(begin)

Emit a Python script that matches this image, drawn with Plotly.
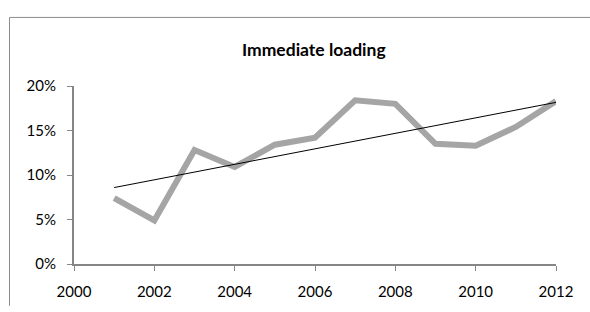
import numpy as np
import plotly.graph_objects as go

years = [2001, 2002, 2003, 2004, 2005, 2006, 2007, 2008, 2009, 2010, 2011, 2012]
immediate_loading = [0.074, 0.049, 0.128, 0.109, 0.134, 0.142, 0.184, 0.180, 0.135, 0.133, 0.154, 0.183]
title_text = "Immediate loading"
y_ticks = [0, 0.05, 0.10, 0.15, 0.20]
y_tick_labels = ["0%", "5%", "10%", "15%", "20%"]
x_ticks = [2000, 2002, 2004, 2006, 2008, 2010, 2012]

# Linear trendline (least squares fit of the series)
slope, intercept = np.polyfit(years, immediate_loading, 1)
trend_x = [years[0], years[-1]]
trend_y = [slope * x + intercept for x in trend_x]

W, H = 590, 312
L, R, T, B = 74, 34, 86, 43
pw, ph = W - L - R, H - T - B

def px_to_paper_x(px):
    return (px - L) / pw

def px_to_paper_y(py):
    return (H - B - py) / ph

FONT = "Lato, 'Open Sans', sans-serif"
AXIS_COLOR = "#868686"

fig = go.Figure()
fig.add_trace(go.Scatter(x=years, y=immediate_loading, mode="lines",
                         line=dict(color="#A5A5A5", width=6), showlegend=False,
                         hoverinfo="skip"))
fig.add_trace(go.Scatter(x=trend_x, y=trend_y, mode="lines",
                         line=dict(color="#000000", width=1), showlegend=False,
                         hoverinfo="skip"))

fig.update_layout(
    width=W, height=H,
    margin=dict(l=L, r=R, t=T, b=B, pad=0),
    paper_bgcolor="white", plot_bgcolor="white",
    font=dict(family=FONT, size=15, color="#000000"),
    showlegend=False,
    annotations=[dict(text="<b>" + title_text + "</b>", x=px_to_paper_x(314),
                      y=px_to_paper_y(48), xref="paper", yref="paper",
                      xanchor="center", yanchor="middle", showarrow=False,
                      font=dict(family=FONT, size=17.5, color="#000000"))],
    shapes=[
        dict(type="line", xref="paper", yref="paper",
             x0=px_to_paper_x(9.5), x1=px_to_paper_x(9.5),
             y0=px_to_paper_y(312), y1=px_to_paper_y(15.5),
             line=dict(color="#8C8C8C", width=1), layer="above"),
        dict(type="line", xref="paper", yref="paper",
             x0=px_to_paper_x(9.5), x1=px_to_paper_x(590),
             y0=px_to_paper_y(15.5), y1=px_to_paper_y(15.5),
             line=dict(color="#8C8C8C", width=1), layer="above"),
    ],
)

fig.update_xaxes(range=[2000, 2012], tickmode="array", tickvals=x_ticks,
                 ticktext=[str(v) for v in x_ticks],
                 showgrid=False, zeroline=False, showline=True,
                 linecolor=AXIS_COLOR, linewidth=2, ticks="outside",
                 ticklen=5, tickwidth=1, tickcolor=AXIS_COLOR,
                 ticklabelstandoff=8, tickfont=dict(family=FONT, size=15))
fig.update_yaxes(range=[0, 0.2], tickmode="array", tickvals=y_ticks,
                 ticktext=y_tick_labels,
                 showgrid=False, zeroline=False, showline=True,
                 linecolor=AXIS_COLOR, linewidth=2, ticks="outside",
                 ticklen=5, tickwidth=1, tickcolor=AXIS_COLOR,
                 ticklabelstandoff=8, tickfont=dict(family=FONT, size=15))

fig.write_html("out.html", config={"displayModeBar": False},
               post_script="document.body.style.margin='0';")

(end)

§ Exercise: From the top of the listing above, repeat each line exactly until you reach the line containing "x_ticks = [2000, 2002, 2004, 2006, 2008, 2010, 2012]", and repeat that one too. Leave the pictures out.

§ Correct output:
Emit a Python script that matches this image, drawn with Plotly.
import numpy as np
import plotly.graph_objects as go

years = [2001, 2002, 2003, 2004, 2005, 2006, 2007, 2008, 2009, 2010, 2011, 2012]
immediate_loading = [0.074, 0.049, 0.128, 0.109, 0.134, 0.142, 0.184, 0.180, 0.135, 0.133, 0.154, 0.183]
title_text = "Immediate loading"
y_ticks = [0, 0.05, 0.10, 0.15, 0.20]
y_tick_labels = ["0%", "5%", "10%", "15%", "20%"]
x_ticks = [2000, 2002, 2004, 2006, 2008, 2010, 2012]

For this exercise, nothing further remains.